When accessibility took a hit
While I was building CivicSphere, our hackathon project for the November edition focused on making local political information and discourse accessible and simpler, I was thinking how easy it is to integrate support for multimedia content only to have that take a hit on accessibility in terms of alternative description, WCAG compliance and internationalization.
These two factors along with my recent attendance at Mentoring Summit 2025 by Mentor Together and the accessibility concerns with livestreams made me ideate on something that can make Mounam and other accessibility projects that we are working on in FOSSIA truly inclusive and accessible.
That’s where I met Priyanka Dutt, the Chief Advisor of GivingTuesday, who explained about the importance of generosity and a quick talk with her made me think deeply about GivingTuesday and wanting to do an initiative for the same to give back to the community.
Deep inside, there was also a selfish intention to develop something for my uses as an engineer.
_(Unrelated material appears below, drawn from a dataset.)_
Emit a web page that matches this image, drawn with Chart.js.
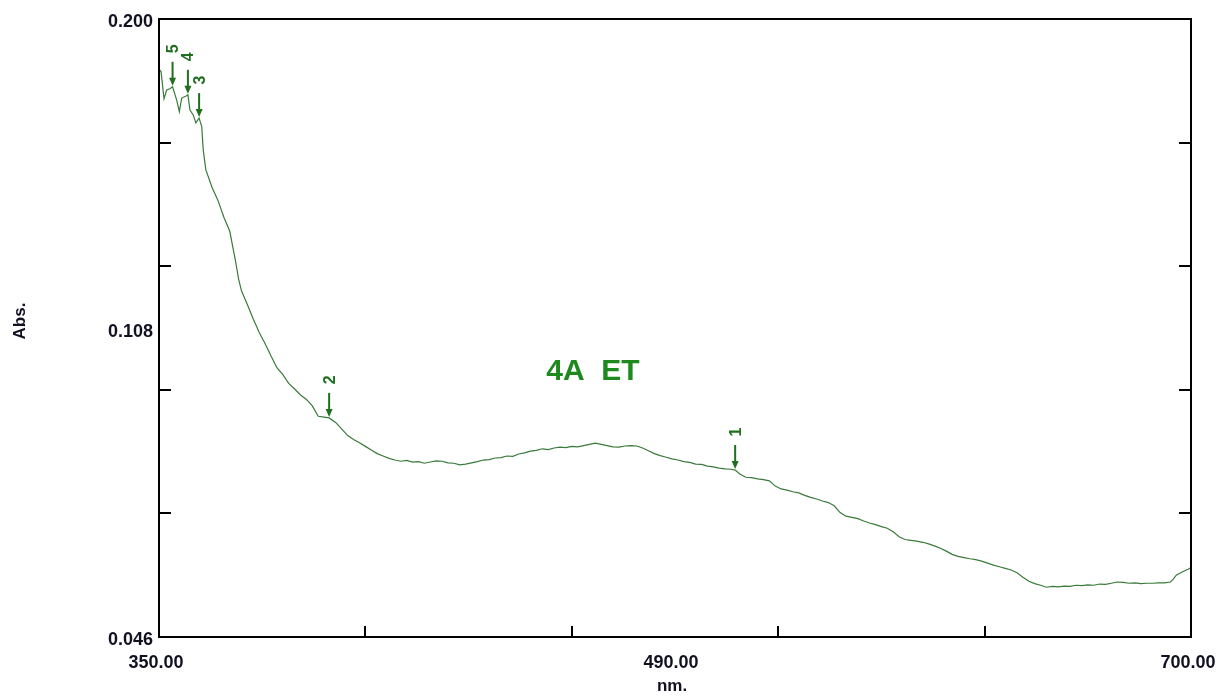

But I guess selfishness is a good thing, since it means you care deeply and work intentionally.
The birth of TranscribeIt
So, that’s how TranscribeIt, the free software service for online video and livestream transcription was born.
Currently, the project is in infancy and is living in our GitHub and supports:
- Downloading from online video sources that yt-dlp supports.
- Faster mutli-lingual transcriptions using faster-whisper with support for multiple language in same file.
- Transcription from audio file inputs for local usage.
- Containerized deployment using Docker Compose for personal needs.
We aim to implement:
- Downloading transcriptions in different formats.
- Speaker diarization with customization support
- Adding support for dialects and enhancing support for Indian languages
- Improving performance with asynchronous operations
- Provide integration support for Mounam and CivicSphere
Seeking your support
We seek your help in terms of:
- Supporting deployment of the project to make it available to the community by end of the year for quick testing by users
- Reporting issues
- Documentation of project for users and developers
- Upstream contributions to ensure sustainability
- Code contribution for fixes and new features
- Funding the project for long term sustainability
Let GivingTuesday and end of the year start something beautiful and inclusive for the community.